▶ YOUR GOAL
Leaving out every picture, retype the lines below from the top through the one that contains "var gridSteps = [2, 4, 6, 8, 10];".

▶ DATA PROVIDED
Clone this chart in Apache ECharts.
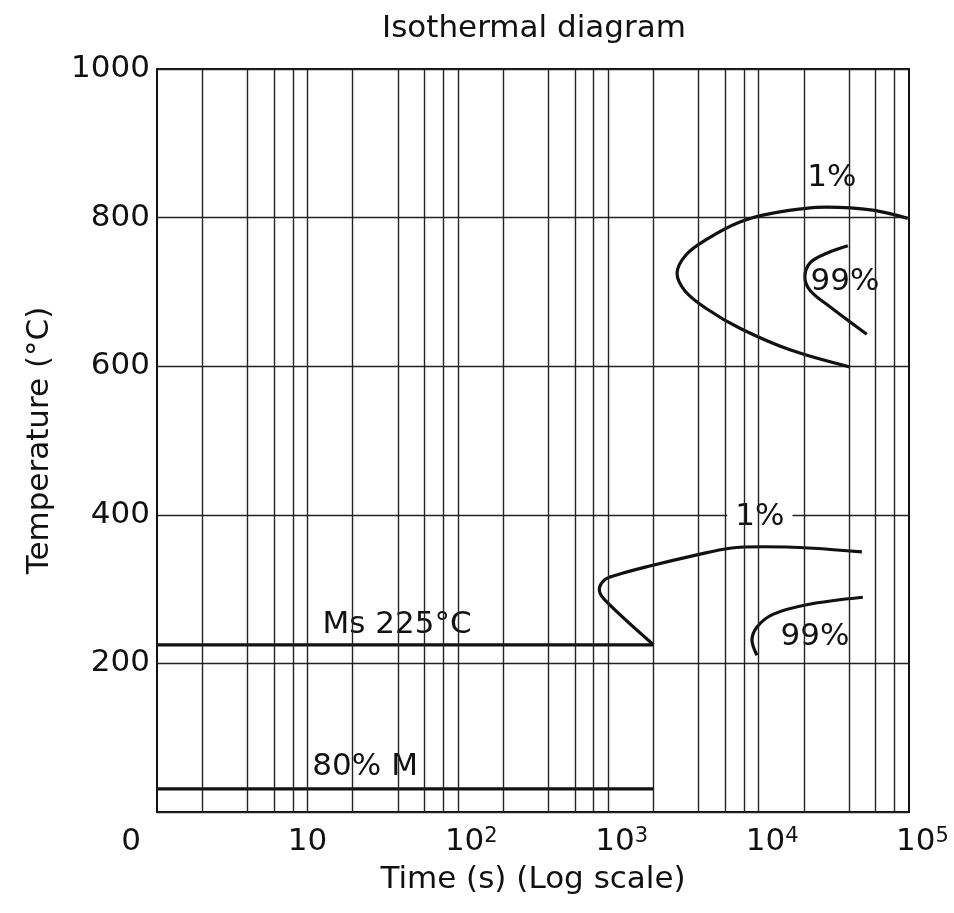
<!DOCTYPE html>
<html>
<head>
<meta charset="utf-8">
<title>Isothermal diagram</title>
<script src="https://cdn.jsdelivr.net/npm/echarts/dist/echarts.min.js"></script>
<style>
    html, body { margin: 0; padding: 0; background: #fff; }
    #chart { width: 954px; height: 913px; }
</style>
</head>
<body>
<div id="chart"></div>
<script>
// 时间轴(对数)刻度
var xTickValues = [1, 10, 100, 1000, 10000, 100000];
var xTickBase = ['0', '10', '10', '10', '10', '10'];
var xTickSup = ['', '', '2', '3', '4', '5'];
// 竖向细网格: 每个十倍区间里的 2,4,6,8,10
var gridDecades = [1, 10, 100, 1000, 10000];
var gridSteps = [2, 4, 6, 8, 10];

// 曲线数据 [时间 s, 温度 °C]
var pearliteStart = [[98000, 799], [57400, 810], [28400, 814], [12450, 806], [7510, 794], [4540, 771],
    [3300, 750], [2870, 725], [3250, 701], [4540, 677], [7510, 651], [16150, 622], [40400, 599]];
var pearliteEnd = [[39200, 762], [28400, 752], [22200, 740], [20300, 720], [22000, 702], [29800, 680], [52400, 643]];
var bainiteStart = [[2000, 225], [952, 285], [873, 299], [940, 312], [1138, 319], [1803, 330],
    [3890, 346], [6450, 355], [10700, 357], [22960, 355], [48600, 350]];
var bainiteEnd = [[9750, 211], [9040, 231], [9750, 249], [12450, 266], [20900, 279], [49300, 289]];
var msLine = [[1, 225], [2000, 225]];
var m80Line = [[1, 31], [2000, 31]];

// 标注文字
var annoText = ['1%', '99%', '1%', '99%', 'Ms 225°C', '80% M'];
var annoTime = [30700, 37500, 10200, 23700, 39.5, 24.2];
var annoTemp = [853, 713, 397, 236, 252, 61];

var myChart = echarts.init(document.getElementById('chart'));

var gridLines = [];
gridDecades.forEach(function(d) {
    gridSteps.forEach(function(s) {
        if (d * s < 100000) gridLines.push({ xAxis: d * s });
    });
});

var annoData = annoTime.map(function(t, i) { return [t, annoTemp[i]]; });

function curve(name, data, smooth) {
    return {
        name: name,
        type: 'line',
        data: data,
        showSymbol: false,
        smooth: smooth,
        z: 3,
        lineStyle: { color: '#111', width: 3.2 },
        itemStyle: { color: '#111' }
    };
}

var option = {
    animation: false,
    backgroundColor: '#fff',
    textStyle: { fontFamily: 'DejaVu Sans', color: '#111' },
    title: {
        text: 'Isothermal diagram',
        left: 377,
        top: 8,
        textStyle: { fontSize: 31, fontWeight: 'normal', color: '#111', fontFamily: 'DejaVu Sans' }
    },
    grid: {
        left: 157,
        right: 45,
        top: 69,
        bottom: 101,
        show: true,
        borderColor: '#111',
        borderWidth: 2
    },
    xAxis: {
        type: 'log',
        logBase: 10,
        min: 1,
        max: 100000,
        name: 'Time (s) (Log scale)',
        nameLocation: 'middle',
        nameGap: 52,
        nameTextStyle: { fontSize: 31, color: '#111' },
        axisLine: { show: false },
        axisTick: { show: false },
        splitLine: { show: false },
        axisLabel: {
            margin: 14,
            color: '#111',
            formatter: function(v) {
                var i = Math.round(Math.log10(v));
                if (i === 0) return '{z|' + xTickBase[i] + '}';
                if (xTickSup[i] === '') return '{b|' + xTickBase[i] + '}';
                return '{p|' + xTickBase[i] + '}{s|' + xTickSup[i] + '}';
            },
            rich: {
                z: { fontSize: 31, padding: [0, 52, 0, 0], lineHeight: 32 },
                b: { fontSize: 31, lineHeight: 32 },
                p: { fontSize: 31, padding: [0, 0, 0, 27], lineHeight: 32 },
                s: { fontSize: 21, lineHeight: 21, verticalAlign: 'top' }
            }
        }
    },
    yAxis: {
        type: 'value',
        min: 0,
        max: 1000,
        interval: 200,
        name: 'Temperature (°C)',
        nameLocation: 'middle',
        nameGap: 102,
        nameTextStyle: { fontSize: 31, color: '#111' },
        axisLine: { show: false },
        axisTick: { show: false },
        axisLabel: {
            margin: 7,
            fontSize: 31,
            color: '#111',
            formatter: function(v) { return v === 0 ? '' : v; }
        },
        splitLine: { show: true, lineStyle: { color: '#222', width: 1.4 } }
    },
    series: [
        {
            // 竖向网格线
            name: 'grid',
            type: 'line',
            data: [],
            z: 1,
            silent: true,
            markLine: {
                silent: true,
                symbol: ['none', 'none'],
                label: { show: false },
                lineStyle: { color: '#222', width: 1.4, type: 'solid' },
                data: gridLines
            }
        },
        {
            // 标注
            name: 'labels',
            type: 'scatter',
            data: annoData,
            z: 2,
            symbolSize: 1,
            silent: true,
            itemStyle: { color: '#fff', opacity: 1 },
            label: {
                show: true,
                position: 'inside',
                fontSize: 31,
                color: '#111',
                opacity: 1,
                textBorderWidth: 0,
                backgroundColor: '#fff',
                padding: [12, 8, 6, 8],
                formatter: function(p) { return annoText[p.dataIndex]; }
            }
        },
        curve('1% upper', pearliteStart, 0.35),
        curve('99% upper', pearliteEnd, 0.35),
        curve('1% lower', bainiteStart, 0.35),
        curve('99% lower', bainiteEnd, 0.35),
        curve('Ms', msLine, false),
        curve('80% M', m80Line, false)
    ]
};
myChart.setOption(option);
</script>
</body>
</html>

▶ WRITTEN RESPONSE
Clone this chart in Apache ECharts.
<!DOCTYPE html>
<html>
<head>
<meta charset="utf-8">
<title>Isothermal diagram</title>
<script src="https://cdn.jsdelivr.net/npm/echarts/dist/echarts.min.js"></script>
<style>
    html, body { margin: 0; padding: 0; background: #fff; }
    #chart { width: 954px; height: 913px; }
</style>
</head>
<body>
<div id="chart"></div>
<script>
// 时间轴(对数)刻度
var xTickValues = [1, 10, 100, 1000, 10000, 100000];
var xTickBase = ['0', '10', '10', '10', '10', '10'];
var xTickSup = ['', '', '2', '3', '4', '5'];
// 竖向细网格: 每个十倍区间里的 2,4,6,8,10
var gridDecades = [1, 10, 100, 1000, 10000];
var gridSteps = [2, 4, 6, 8, 10];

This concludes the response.